Walden Theatre Alumni Company

PLAY: A COMEDY, written Jaime Mire, directed by Benjamin Park

Play: A Comedy is a show that takes the heavy issue of domestic abuse and places it into the eyes of two innocents, Jessica and Joey, ages 8 and 9, who have just befriended each other. While smattered with tinges of comedy, watching these two youths struggle to understand mental and physical abuse is as shocking as it is true to so many around the world.

The Walden Alumni Theatre brings together local, budding artistic professionals so we can hone our crafts as a collective group.

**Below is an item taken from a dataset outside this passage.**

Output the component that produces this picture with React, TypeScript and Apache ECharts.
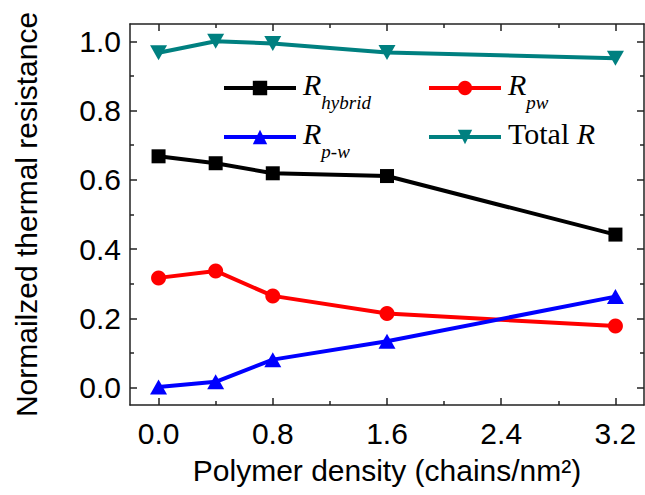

Using the framework of The Group Theatre, along with our own little nuances, we hope to bring new, challenging work to Louisville while remaining in the workshop setting, constantly experimenting with poignant, powerful forms of art.

 

Additional Activities on the schedule include:

Eenie Meanie, written & performed by Teresa Willis, directed by Jennifer Pennington

At once funny and insightful, Teresa Willis’s award-winning solo performance piece examines conditioned racism in the well-meaning heart. Following one white woman’s journey from innocence to apathy to awakening, Eenie Meanie employs music, video and spoken word using Willis’s own experiences to provide a deeply personal perspective on baby-boomer racism.

“Writing, acting, singing, film & video, producing, traveling, coordination all wrapped in a socially conscious, fun piece that honors my values.” – Teresa Willis

 

MOTH Story Slam, produced by Tara Anderson, hosted by Erin Keane, a version of the hugely popular storytelling competition featured in monthly installments at Headliners Music Hall and sponsored by Louisville Public Media / NPR.

 

Theatre Du Grand Guignol Lecture, by J. Barrett Cooper, Artistic Director of Savage Rose Classical Theatre Company.

 

Contemporary Plays and Playwrights, facilitated by Gil Reyes, Co-Artisitic Director of Theatre [502].